Del 21 al 27 de septiembre de 1981, un grupo de teólogos –a la cabeza Julio Lois- y de comunidades de base convocaron el Congreso de Teología y Pobreza. Se anticipaban así a la visita de Juan Pablo II a España, prevista para octubre. Entre los ponentes estaban, entre otros, José Ignacio González Faus, José María Díez Alegría, José Antonio Gimbernat, Rafael Aguirre, Jon Sobrino y Pedro Altares.

El éxito del Congreso sorprendió a todos, de manera que se decidió seguir convocándolo anualmente, bajo el título de Congreso de Teología, pronto gestionado por la Asociación de Teólogos Juan XXIII. Siempre mal visto por los obispos, que sacaron alguna nota en su contra, fue deambulando por diversos lugares –alguno prohibido por la jerarquía después de concertado– hasta llegar al salón de actos de Comisiones Obreras.

A lo largo de 41 años pasaron por él todos los teólogos importantes españoles (Díez Alegría, González Faus, Castillo, Jon Sobrino y una larga lista) así como Gustavo Gutiérrez, Hans Küng o Fernando Cardenal. En cambio, salvo Javier Osés, Alberto Iniesta y Ramón Buxarrais, pese a la parábola de la oveja perdida, los obispos brillaron siempre por su ausencia.

En los primeros años la asistencia fue considerable: por ejemplo, dos mil personas en el IX Congreso.

Hay que decir que, pese a su título, nunca se trató de congresos en sentido estricto. No eran encuentros de especialistas reunidos para debatir un tema determinado, sino de católicos que asistían a ponencias y testimonios, pudiendo tener después una breve intervención, sin que hubiera espacio para la controversia. En realidad, era una reunión de católicos progresistas que una vez al año se encontraban, reflexionaban y celebraban (en los comienzos la reconciliación y la eucaristía, luego solo la segunda, con una colecta solidaria que a veces llegó a los tres millones de pesetas).

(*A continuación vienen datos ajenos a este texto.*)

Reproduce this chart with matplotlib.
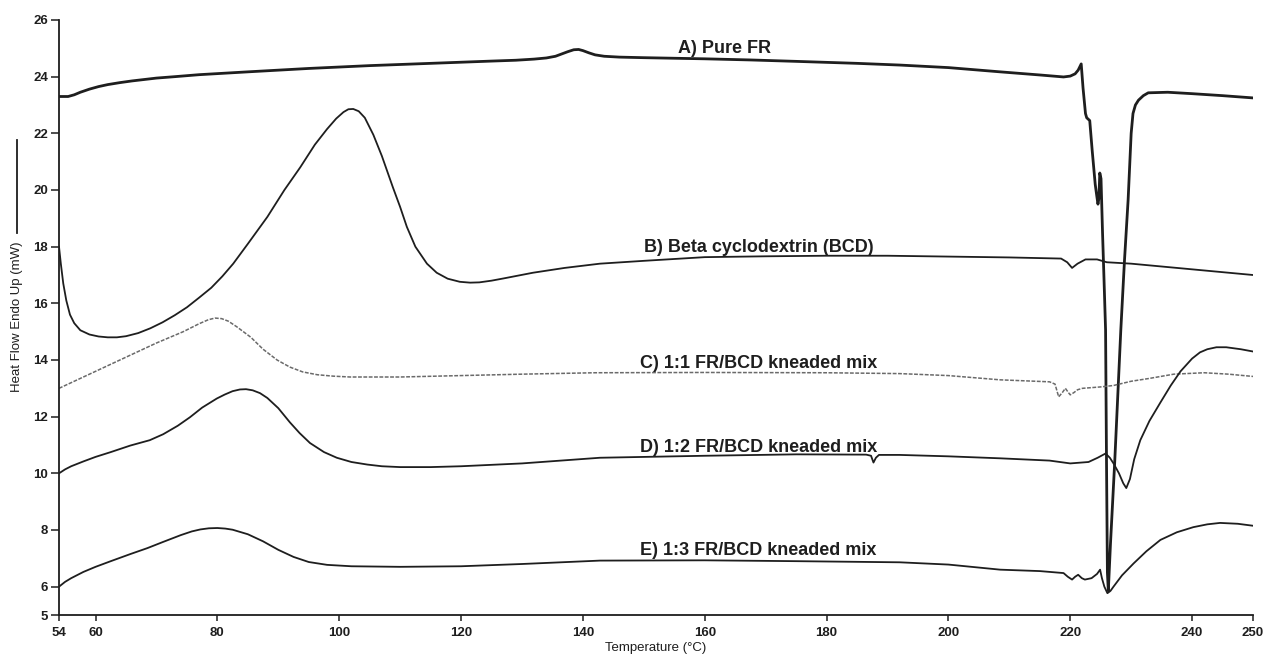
import matplotlib

matplotlib.use("Agg")
import matplotlib.pyplot as plt  # noqa: E402
from matplotlib.lines import Line2D  # noqa: E402

plt.rcParams["font.family"] = ["Liberation Sans", "DejaVu Sans"]

# DSC thermograms, temperature (°C) vs heat flow (mW)
pure_fr_t = [54, 55.5, 56.5, 57.5, 59, 60.5, 62, 64, 66, 68, 70, 73, 77, 81, 85,
             90, 95, 100, 105, 110, 115, 120, 125, 129, 132, 134, 135.5, 136.5,
             137.5, 138.5, 139.3, 140, 141, 142, 143.5, 146, 150, 160, 167.5,
             175, 185, 192, 200, 208.5, 215, 218.9, 220, 220.8, 221.3, 221.8,
             222.1, 222.5, 222.7, 223.2, 223.6, 224.1, 224.35, 224.55, 224.7,
             224.85, 225.05, 225.3, 225.55, 225.8, 225.95, 226.1, 226.25, 226.6,
             227.3, 228.3, 228.9, 229.5, 230.0, 230.3, 230.7, 231.2, 232.0,
             232.8, 236, 240, 245, 250]
pure_fr_hf = [23.3, 23.3, 23.36, 23.45, 23.56, 23.65, 23.72, 23.79, 23.85, 23.9,
              23.95, 24.0, 24.07, 24.12, 24.17, 24.23, 24.29, 24.34, 24.39, 24.43,
              24.47, 24.51, 24.55, 24.58, 24.62, 24.66, 24.72, 24.8, 24.88,
              24.95, 24.96, 24.92, 24.84, 24.77, 24.72, 24.69, 24.67, 24.63,
              24.59, 24.54, 24.47, 24.41, 24.32, 24.17, 24.06, 23.99, 24.02,
              24.1, 24.23, 24.45, 23.6, 22.7, 22.55, 22.45, 21.4, 20.2, 19.8,
              19.5, 19.7, 20.6, 20.4, 18.5, 16.8, 15.06, 10.5, 6.5, 5.85, 7.5,
              10.4, 15.06, 17.5, 19.65, 22.0, 22.7, 23.0, 23.17, 23.33, 23.43,
              23.45, 23.4, 23.33, 23.25]

bcd_t = [54, 54.3, 54.7, 55.2, 55.8, 56.5, 57.5, 59, 60.5, 62, 63.5, 65, 67, 69,
         71, 73, 75, 77, 79, 80.8, 82.6, 85, 88.2, 91, 93.6, 96, 98, 99.5,
         100.7, 101.5, 102.3, 103.2, 104.2, 105.6, 107, 108.8, 110, 111.1,
         112.5, 114.4, 116, 117.8, 119.8, 121.5, 123, 125, 127, 131.8, 137,
         142.8, 150, 160, 170, 180, 190, 200, 210, 218.5, 219.5, 220.3, 221.2,
         222.5, 224.4, 226, 230, 235, 240, 245, 250]
bcd_hf = [18.0, 17.4, 16.7, 16.1, 15.6, 15.3, 15.05, 14.9, 14.83, 14.8, 14.8,
          14.84, 14.95, 15.12, 15.33, 15.58, 15.86, 16.2, 16.55, 16.95, 17.4,
          18.1, 19.05, 20.0, 20.8, 21.6, 22.15, 22.52, 22.75, 22.85, 22.86,
          22.78, 22.55, 21.95, 21.2, 20.1, 19.4, 18.7, 18.0, 17.4, 17.08, 16.87,
          16.76, 16.73, 16.74, 16.8, 16.88, 17.08, 17.25, 17.4, 17.5, 17.63,
          17.66, 17.68, 17.68, 17.65, 17.62, 17.58, 17.45, 17.25, 17.4, 17.55,
          17.55, 17.45, 17.4, 17.3, 17.2, 17.1, 17.0]

mix11_t = [54, 58, 62, 66, 70, 74.4, 77, 78.5, 79.6, 80.7, 81.8, 83.2, 85.5,
           87.5, 89.8, 91.9, 94, 96.4, 99, 101.8, 110, 120, 130, 142, 160, 180,
           192, 200, 208.5, 216.6, 217.5, 218.1, 218.7, 219.2, 219.7, 220, 220.6,
           221.2, 222, 225, 227.1, 230, 233, 237, 242, 246, 250]
mix11_hf = [13.0, 13.4, 13.8, 14.2, 14.6, 15.0, 15.28, 15.42, 15.48, 15.46,
            15.37, 15.17, 14.8, 14.38, 14.0, 13.75, 13.58, 13.48, 13.43, 13.4,
            13.4, 13.45, 13.5, 13.55, 13.56, 13.55, 13.52, 13.45, 13.3, 13.23,
            13.15, 12.7, 12.85, 13.0, 12.85, 12.77, 12.85, 12.95, 13.0, 13.05,
            13.1, 13.25, 13.35, 13.5, 13.55, 13.5, 13.42]

mix12_t = [54, 55, 56, 58, 60, 62.5, 65.7, 68.9, 71.1, 73.5, 75.5, 77.5, 79.9,
           81.2, 82.5, 83.7, 84.7, 85.8, 87, 88.2, 90, 91.9, 93.5, 95.2, 97.5,
           99.6, 102, 104.6, 107, 110, 115, 120, 130, 142.8, 160, 175, 186.5,
           187.3, 187.7, 188.1, 188.6, 192, 200, 208.5, 216.6, 220, 223, 224.5,
           225.8, 226.5, 227.1, 228, 228.7, 229.2, 229.8, 230.5, 231.5, 233,
           234.8, 236.5, 238.1, 240, 241.3, 242.5, 244, 245.6, 248, 250]
mix12_hf = [10.0, 10.14, 10.25, 10.42, 10.58, 10.75, 10.98, 11.17, 11.38, 11.68,
            11.98, 12.32, 12.64, 12.78, 12.9, 12.96, 12.97, 12.93, 12.83, 12.66,
            12.3, 11.8, 11.42, 11.07, 10.75, 10.55, 10.4, 10.31, 10.25, 10.22,
            10.22, 10.25, 10.35, 10.55, 10.62, 10.67, 10.66, 10.62, 10.38, 10.55,
            10.65, 10.65, 10.6, 10.53, 10.45, 10.35, 10.4, 10.55, 10.7, 10.55,
            10.35, 10.0, 9.65, 9.48, 9.8, 10.5, 11.17, 11.85, 12.5, 13.1, 13.6,
            14.05, 14.27, 14.38, 14.45, 14.45, 14.38, 14.3]

mix13_t = [54, 55, 56, 58, 60, 62.5, 65.7, 68.5, 71.1, 74, 75.8, 77.2, 78.6, 80,
           81.3, 82.5, 85, 87.5, 90, 92.5, 95, 98, 102, 110, 120, 130, 142.8,
           160, 175, 192, 200, 208.5, 215, 218.9, 219.6, 220.3, 220.8, 221.3,
           221.9, 222.4, 223.5, 224.4, 224.9, 225.2, 225.6, 226.1, 226.6, 227.1,
           228.5, 230.4, 232.5, 234.8, 237.5, 240.2, 242.5, 244.6, 247.5, 250]
mix13_hf = [6.0, 6.17, 6.3, 6.52, 6.7, 6.9, 7.15, 7.36, 7.58, 7.82, 7.95, 8.02,
            8.06, 8.07, 8.05, 8.01, 7.85, 7.6, 7.3, 7.05, 6.87, 6.77, 6.72,
            6.7, 6.72, 6.8, 6.92, 6.93, 6.9, 6.86, 6.78, 6.6, 6.55, 6.48, 6.35,
            6.25, 6.35, 6.42, 6.3, 6.25, 6.3, 6.45, 6.6, 6.3, 6.0, 5.77, 5.85,
            6.0, 6.4, 6.82, 7.25, 7.65, 7.92, 8.1, 8.2, 8.25, 8.22, 8.15]

curve_labels = ["A) Pure FR", "B) Beta cyclodextrin (BCD)",
                "C) 1:1 FR/BCD kneaded mix", "D) 1:2 FR/BCD kneaded mix",
                "E) 1:3 FR/BCD kneaded mix"]
label_t = [163.3, 168.9, 168.9, 168.9, 168.8]
label_hf = [24.82, 17.82, 13.7, 10.76, 7.12]

x_ticks = [54, 60, 80, 100, 120, 140, 160, 180, 200, 220, 240, 250]
y_ticks = [5, 6, 8, 10, 12, 14, 16, 18, 20, 22, 24, 26]

ink = "#1e1e1e"

fig = plt.figure(figsize=(12.69, 6.57), dpi=100)
ax = fig.add_axes([59 / 1269, 42 / 657, 1194 / 1269, 595 / 657])

ax.plot(pure_fr_t, pure_fr_hf, color=ink, lw=2.0)
ax.plot(bcd_t, bcd_hf, color=ink, lw=1.3)
ax.plot(mix11_t, mix11_hf, color="#6a6a6a", lw=1.1, linestyle=(0, (2.5, 1)))
ax.plot(mix12_t, mix12_hf, color=ink, lw=1.3)
ax.plot(mix13_t, mix13_hf, color=ink, lw=1.3)

for text, t, hf in zip(curve_labels, label_t, label_hf):
    ax.text(t, hf, text, ha="center", va="baseline", fontsize=13,
            fontweight="bold", color=ink)

ax.set_xlim(54, 250)
ax.set_ylim(5, 26)
ax.set_xticks(x_ticks)
ax.set_yticks(y_ticks)
ax.tick_params(axis="both", direction="out", colors=ink, labelsize=9.5, width=1.1)
ax.tick_params(axis="y", length=6, pad=2)
ax.tick_params(axis="x", length=4, pad=5)
for lab in ax.get_xticklabels() + ax.get_yticklabels():
    lab.set_fontweight("bold")

for side in ("top", "right"):
    ax.spines[side].set_visible(False)
for side in ("left", "bottom"):
    ax.spines[side].set_linewidth(1.3)
    ax.spines[side].set_color(ink)

ax.set_xlabel("Temperature (°C)", fontsize=9.5, color=ink, labelpad=2)

# y label with the line sample drawn above it
fig.text(17 / 1269, 340 / 657, "Heat Flow Endo Up (mW)", rotation=90,
         ha="center", va="center", fontsize=9.5, color=ink)
fig.add_artist(Line2D([17 / 1269, 17 / 1269], [424 / 657, 517 / 657],
                      color=ink, lw=1.3, transform=fig.transFigure))

fig.savefig("out.png", dpi=100)
plt.close(fig)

En una crónica publicada en su día en Alandar, el autor decía que los Congresos tenían tres enemigos: el calor, el entusiasmo y la prensa. Ciertamente, en algunas convocatorias y en algunos lugares de encuentro el calor fue insoportable (hasta que se llegó al salón de Comisiones). Sin duda la prensa de derechas tiraba a matar. El País, por su parte, bajo la pluma de Juan G. Bedoya, siempre afirmaba que se habían reunido 800 o 900 teólogos (sic) y no destacaba sino las eventuales críticas a la jerarquía. Finalmente, el entusiasmo. Sobre todo en las primeras convocatorias había un tono emocional que no toleraba ninguna intervención en contra de la tónica dominante y, si se producía, era recibida con apasionados abucheos y descalificaciones.

Lo cierto es que, pese a su tono monocolor, los Congresos de Teología supusieron un punto de referencia anual para muchos católicos y una voz en una sociedad en la que hay pocas voces significativas. Sin embargo, puesto que no lograron enganchar a los jóvenes, la audiencia fue disminuyendo y envejeciendo progresivamente. Cada año yo pensaba que era el momento de celebrar la gran fiesta de clausura.

Este año la convocatoria ha sido digital. Para mí es el signo del cierre de los Congresos como tales. Desde ahora se podrá asistir por Internet a las charlas de septiembre. Sigo echando de menos la gran fiesta final.